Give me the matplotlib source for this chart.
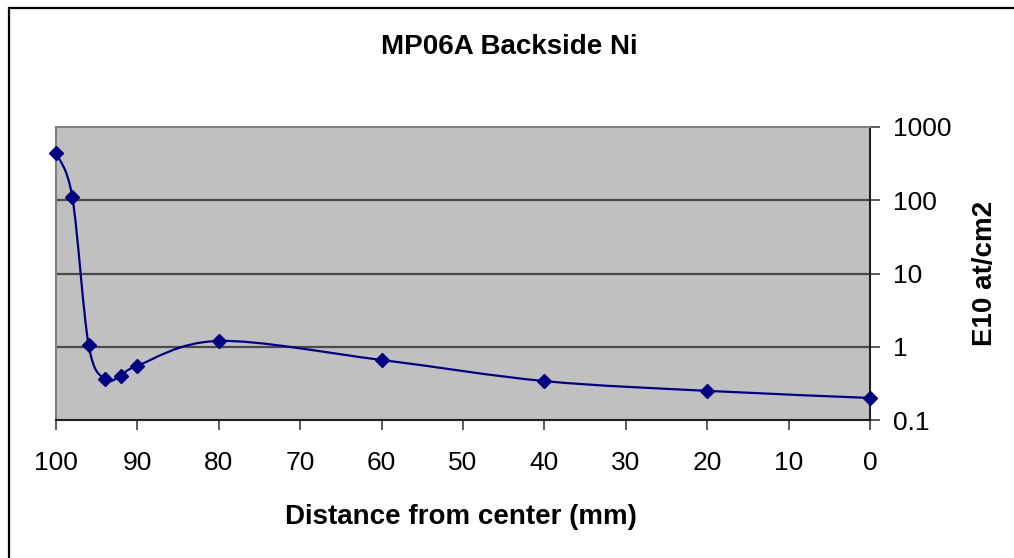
import numpy as np
import matplotlib
matplotlib.use("Agg")
import matplotlib.pyplot as plt
from matplotlib.path import Path
from matplotlib.patches import PathPatch, Rectangle

plt.rcParams['font.family'] = ['Liberation Sans', 'DejaVu Sans']

# Ni on the back side vs. distance from wafer center
dist = [100, 98, 96, 94, 92, 90, 80, 60, 40, 20, 0]
ni = [440, 111, 1.07, 0.36, 0.40, 0.55, 1.2, 0.66, 0.34, 0.25, 0.20]
xticks = [100, 90, 80, 70, 60, 50, 40, 30, 20, 10, 0]
yticks = [0.1, 1, 10, 100, 1000]
ytick_labels = ['0.1', '1', '10', '100', '1000']

W, H = 1014, 558
fig = plt.figure(figsize=(W / 100, H / 100), dpi=100)
ax = fig.add_axes([56 / W, 1 - 420 / H, (870 - 56) / W, (420 - 127) / H])
ax.set_facecolor('#C0C0C0')
ax.set_yscale('log')
ax.set_xlim(100, 0)
ax.set_ylim(0.1, 1000)

# smoothed line: Bezier segments built in (x, log y) space, like a spreadsheet "smoothed line"
px = np.array(dist, dtype=float)
py = np.log10(ni)
n = len(px)
verts = [(px[0], ni[0])]
codes = [Path.MOVETO]
for i in range(n - 1):
    a = max(i - 1, 0)
    b = min(i + 2, n - 1)
    c1x = px[i] + (px[i + 1] - px[a]) / 6
    c1y = py[i] + (py[i + 1] - py[a]) / 6
    c2x = px[i + 1] - (px[b] - px[i]) / 6
    c2y = py[i + 1] - (py[b] - py[i]) / 6
    verts += [(c1x, 10 ** c1y), (c2x, 10 ** c2y), (px[i + 1], ni[i + 1])]
    codes += [Path.CURVE4] * 3
ax.add_patch(PathPatch(Path(verts, codes), facecolor='none', edgecolor='#000080',
                       lw=1.6, zorder=3))
ax.plot(dist, ni, linestyle='none', marker='D', ms=7, color='#000080', zorder=4,
        clip_on=False)

for v in [1, 10, 100]:
    ax.axhline(v, color='#4a4a4a', lw=1.6, zorder=1)

ax.set_xticks(xticks)
ax.set_xticklabels([str(t) for t in xticks])
ax.set_yticks(yticks)
ax.set_yticklabels(ytick_labels)
ax.minorticks_off()
ax.yaxis.tick_right()
ax.tick_params(axis='x', direction='out', length=7.5, width=1.2, color='#404040',
               labelsize=19, pad=15)
ax.tick_params(axis='y', direction='out', length=7.5, width=1.2, color='#404040',
               labelsize=19, pad=9)

ax.spines['left'].set_color('#808080')
ax.spines['top'].set_color('#808080')
ax.spines['bottom'].set_color('#202020')
ax.spines['right'].set_color('#202020')
for s in ax.spines.values():
    s.set_linewidth(1.5)

fig.text(509 / W, 1 - 47 / H, 'MP06A Backside Ni', ha='center', va='center',
         fontsize=20, fontweight='bold')
fig.text(461 / W, 1 - 517 / H, 'Distance from center (mm)', ha='center', va='center',
         fontsize=20, fontweight='bold')
fig.text(985 / W, 1 - 273 / H, 'E10 at/cm2', ha='center', va='center',
         rotation=90, fontsize=20, fontweight='bold')

# outer chart border
fig.patches.append(Rectangle((9 / W, -0.05), 1.1, 1 - 7.5 / H + 0.05,
                             transform=fig.transFigure, fill=False,
                             edgecolor='black', lw=1.6))

fig.savefig('out.png', dpi=100)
=-=-=-=-=
#### Written instruction:
Return, unchanged, the lines from the first line of the material through the line that holds "ytick_labels = ['0.1', '1', '10', '100', '1000']", inclusive, omitting pictures.

#### Response to this exercise:
Give me the matplotlib source for this chart.
import numpy as np
import matplotlib
matplotlib.use("Agg")
import matplotlib.pyplot as plt
from matplotlib.path import Path
from matplotlib.patches import PathPatch, Rectangle

plt.rcParams['font.family'] = ['Liberation Sans', 'DejaVu Sans']

# Ni on the back side vs. distance from wafer center
dist = [100, 98, 96, 94, 92, 90, 80, 60, 40, 20, 0]
ni = [440, 111, 1.07, 0.36, 0.40, 0.55, 1.2, 0.66, 0.34, 0.25, 0.20]
xticks = [100, 90, 80, 70, 60, 50, 40, 30, 20, 10, 0]
yticks = [0.1, 1, 10, 100, 1000]
ytick_labels = ['0.1', '1', '10', '100', '1000']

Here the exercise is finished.